How to measure ROI, resilience and executive control
Retail ERP ROI should be evaluated across margin protection, working capital efficiency, labor productivity, service performance and control effectiveness. The strongest business case usually comes from reducing stock distortion, improving replenishment quality, accelerating financial close, lowering manual reconciliation effort and increasing confidence in decision-making. Not every benefit is immediate, but leaders should define measurable outcomes before design starts.
Useful KPIs include stock accuracy, inventory turnover, days inventory outstanding, fill rate, order cycle time, supplier on-time delivery, return disposition cycle time, gross margin by channel, shrinkage rate, purchase price variance, finance close duration, unreconciled inventory transactions and percentage of automated three-way match. For operational resilience, track integration failure rates, recovery time for critical workflows, backup validation success and incident response performance. These metrics help executives distinguish system availability from business operability.
Future trends shaping retail ERP planning
Retail ERP planning is moving toward event-aware operations, where inventory, demand, supplier risk and financial exposure are monitored continuously rather than reviewed in periodic batches. AI-assisted operations will increasingly help planners prioritize exceptions, identify likely stockouts, flag anomalous margin movements and recommend replenishment actions. However, these capabilities depend on governed data, process consistency and explainable decision logic. Retailers that skip foundational discipline will struggle to trust automated recommendations.
Another trend is tighter convergence between operational systems and executive analytics. Business intelligence is becoming less retrospective and more embedded in daily workflow. Multi-company management, multi-warehouse management and enterprise scalability are also becoming more important as retailers expand through acquisitions, franchise models or regional distribution redesign. In this environment, partner ecosystems matter. Organizations often need a combination of ERP expertise, cloud operations, integration governance and ongoing optimization support. SysGenPro is relevant here when partners or enterprise teams need white-label ERP platform support and managed cloud services aligned to long-term operational stewardship.
Executive Conclusion
Retail ERP planning succeeds when leaders frame it as an operating model transformation that connects inventory truth to financial truth. The goal is not simply to replace legacy tools, but to create a governed system of execution for procurement, stock movement, fulfillment, returns and accounting. Retailers that prioritize master data discipline, process ownership, integration governance, security controls and measurable KPI outcomes are better positioned to improve margin, cash flow and service reliability.

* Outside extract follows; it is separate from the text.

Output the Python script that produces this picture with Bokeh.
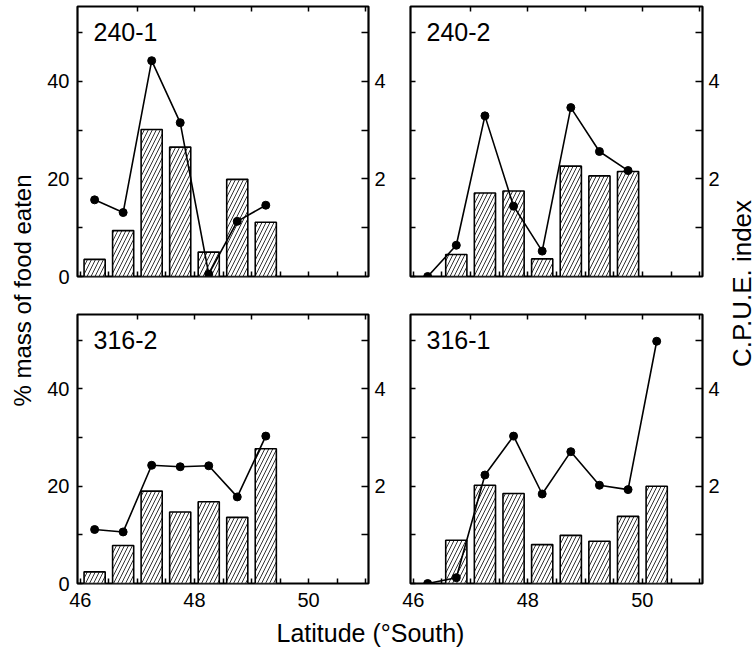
import math
from bokeh.plotting import figure
from bokeh.models import Range1d, LinearAxis, FixedTicker, Label
from bokeh.layouts import row, column
from bokeh.embed import file_html
from bokeh.resources import INLINE
from bokeh.core.properties import value

FONT = "Liberation Sans"

# ---- data ----
latitude = [46.25, 46.75, 47.25, 47.75, 48.25, 48.75, 49.25, 49.75, 50.25]

food_240_1 = [3.5, 9.4, 30.1, 26.5, 5.0, 19.9, 11.1]
cpue_240_1 = [1.57, 1.31, 4.42, 3.15, 0.05, 1.13, 1.46]

food_240_2 = [0.0, 4.5, 17.1, 17.5, 3.6, 22.6, 20.6, 21.5]
cpue_240_2 = [0.0, 0.64, 3.29, 1.44, 0.52, 3.46, 2.56, 2.17]

food_316_2 = [2.4, 7.8, 19.0, 14.7, 16.8, 13.6, 27.7]
cpue_316_2 = [1.11, 1.06, 2.43, 2.40, 2.42, 1.78, 3.03]

food_316_1 = [0.0, 8.9, 20.2, 18.5, 8.0, 9.9, 8.7, 13.8, 20.0]
cpue_316_1 = [0.0, 0.12, 2.23, 3.03, 1.84, 2.71, 2.02, 1.93, 4.98]

x_ticks = [46, 48, 50]
x_minor = [46.5, 47, 47.5, 48.5, 49, 49.5, 50.5, 51]
x_top_ticks = [47, 48, 49, 50, 51]
food_ticks = [0, 20, 40]
food_minor = [10, 30, 50]
cpue_ticks = [2, 4]
cpue_minor = [1, 3, 5]

X_RANGE = (45.95, 51.05)
FOOD_MAX = 55.3
CPUE_MAX = 5.53


def style_axis(ax, tick_len=6):
    ax.axis_line_color = None
    ax.major_tick_out = 0
    ax.minor_tick_out = 0
    ax.major_tick_in = tick_len
    ax.minor_tick_in = tick_len
    ax.major_tick_line_width = 1.5
    ax.minor_tick_line_width = 1.5
    ax.major_tick_line_color = "black"
    ax.minor_tick_line_color = "black"
    ax.major_label_text_font = FONT
    ax.major_label_text_color = "black"
    ax.major_label_text_font_size = "20px"


def panel(name, food, cpue, width, height, mb_left, mb_right, mb_top, mb_bottom,
          left_labels, bottom_labels):
    p = figure(width=width, height=height, title=None,
               x_range=Range1d(*X_RANGE), y_range=Range1d(0, FOOD_MAX),
               x_axis_location=None, y_axis_location=None,
               output_backend="svg", toolbar_location=None)
    p.extra_y_ranges = {"cpue": Range1d(0, CPUE_MAX)}
    p.min_border_left = mb_left
    p.min_border_right = mb_right
    p.min_border_top = mb_top
    p.min_border_bottom = mb_bottom
    p.grid.grid_line_color = None
    p.outline_line_color = "black"
    p.outline_line_width = 2.2
    p.background_fill_color = "white"
    p.border_fill_color = "white"

    if bottom_labels:
        bt = FixedTicker(ticks=x_ticks, minor_ticks=x_minor)
    else:
        bt = FixedTicker(ticks=[], minor_ticks=sorted(x_ticks + x_minor))
    bottom = LinearAxis(ticker=bt)
    style_axis(bottom, tick_len=5)
    bottom.major_label_standoff = 9
    p.add_layout(bottom, "below")

    top = LinearAxis(ticker=FixedTicker(ticks=[], minor_ticks=x_top_ticks))
    style_axis(top, tick_len=5)
    top.major_label_standoff = 0
    p.add_layout(top, "above")

    if left_labels:
        lt = FixedTicker(ticks=food_ticks, minor_ticks=food_minor)
    else:
        lt = FixedTicker(ticks=[], minor_ticks=sorted(food_ticks + food_minor))
    left = LinearAxis(ticker=lt)
    style_axis(left, tick_len=5)
    left.major_label_standoff = 8 if left_labels else 0
    p.add_layout(left, "left")

    right = LinearAxis(y_range_name="cpue",
                       ticker=FixedTicker(ticks=cpue_ticks, minor_ticks=cpue_minor))
    style_axis(right, tick_len=7)
    right.major_label_standoff = 6
    p.add_layout(right, "right")

    n_bar = len(food)
    bx = [latitude[i] for i in range(n_bar) if food[i] > 0]
    btop = [food[i] for i in range(n_bar) if food[i] > 0]
    p.vbar(x=bx, top=btop, bottom=0, width=0.37, fill_color="white",
           line_color="black", line_width=1.6,
           hatch_pattern="/", hatch_color="black", hatch_scale=8, hatch_weight=0.8)

    lx = latitude[:len(cpue)]
    p.line(lx, cpue, y_range_name="cpue", line_color="black", line_width=1.6)
    p.scatter(lx, cpue, y_range_name="cpue", size=8, marker="circle",
              fill_color="black", line_color="black")

    p.add_layout(Label(x=46.23, y=50.0, text=name, text_font=FONT,
                       text_font_size="25px", text_color="black",
                       text_baseline="alphabetic", text_align="left"))
    return p


LS_W = 38
L_W, R_W = 355, 329
RS_W = 756 - LS_W - L_W - R_W
T_H, B_H, BS_H = 296, 322, 30

tl = panel("240-1", food_240_1, cpue_240_1, L_W, T_H, 39, 25, 6, 20, True, False)
tr = panel("240-2", food_240_2, cpue_240_2, R_W, T_H, 17, 20, 6, 20, False, False)
bl = panel("316-2", food_316_2, cpue_316_2, L_W, B_H, 39, 25, 18, 35, True, True)
br = panel("316-1", food_316_1, cpue_316_1, R_W, B_H, 17, 20, 18, 35, False, True)


def strip(width, height, text, x, y, angle, size):
    s = figure(width=width, height=height, title=None,
               x_range=Range1d(0, width), y_range=Range1d(0, height),
               x_axis_location=None, y_axis_location=None,
               output_backend="svg", toolbar_location=None, min_border=0)
    s.outline_line_color = None
    s.grid.grid_line_color = None
    s.background_fill_color = "white"
    s.border_fill_color = "white"
    s.text(x=[x], y=[y], text=[text], angle=angle, text_font=value(FONT),
           text_font_size=size, text_color="black",
           text_align="center", text_baseline="middle")
    return s


TOTAL_H = T_H + B_H + BS_H
bottom_strip = strip(L_W + R_W, BS_H, "Latitude (°South)", 332, 16, 0, "25px")
left_strip = strip(LS_W, TOTAL_H, "% mass of food eaten", 22, TOTAL_H - 290, math.pi / 2, "24px")
right_strip = strip(RS_W, TOTAL_H, "C.P.U.E. index", 19, TOTAL_H - 283, math.pi / 2, "26px")

layout = row(left_strip,
             column(row(tl, tr), row(bl, br), bottom_strip),
             right_strip)

open("out.html", "w").write(file_html(layout, INLINE))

The practical recommendation is to start with the highest-friction value streams: inventory, procurement and finance. Stabilize those processes, define ownership, instrument the right metrics and then expand into broader customer and channel workflows. Use Odoo applications selectively where they solve a clear business problem, and support the platform with cloud architecture, observability and managed operations appropriate to business criticality. For partners and enterprise teams seeking a scalable delivery model, a partner-first approach that combines white-label ERP capability with managed cloud services can reduce execution risk while preserving strategic flexibility.